The link below is to a 1996 statement by the United Methodist Church on the relationship between Christianity and Judaism.
Building New Bridges in Hope (1996)
The statement acknowledges the role of Christians in the development and promotion of anti-Jewish ideas and attitudes that “culminated” in the Holocaust.
As followers of Jesus Christ we deeply repent of the complicity of the Church and the participation of many Christians in the long history of persecution of the Jewish people. The Christian Church has a profound obligation to correct historical and theological teachings that have led to false and pejorative perceptions of Judaism and contributed to persecution and hatred of Jews.
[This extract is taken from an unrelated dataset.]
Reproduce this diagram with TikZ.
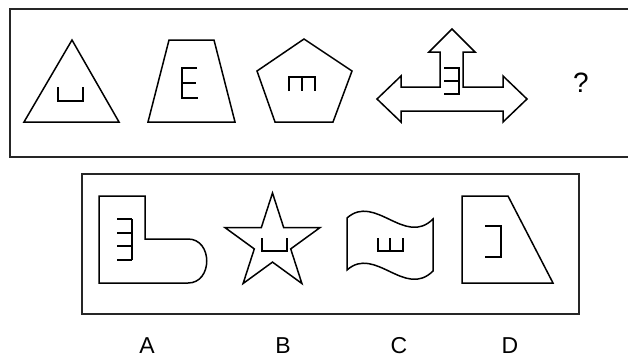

Especially crucial for Christians in our quest for understanding has been the struggle to recognize the horror of the Holocaust as the catastrophic culmination of a long history of anti-Jewish attitudes and actions in which Christians, and sometimes the Church itself, have been deeply implicated.
The statement affirms the irrevocable nature of the covenants that God established with Israel— the Jewish people continue to be in covenant with God today.
We believe that just as God is steadfastly faithful to the biblical covenant in Jesus Christ, likewise God is steadfastly faithful to the biblical covenant with the Jewish people. The covenant God established with the Jewish people through Abraham, Moses and others continues because it is an eternal covenant. Paul proclaims that the gift and call of God to the Jews is irrevocable (Romans 11:29). Thus we believe that the Jewish people continue in covenantal relationship with God.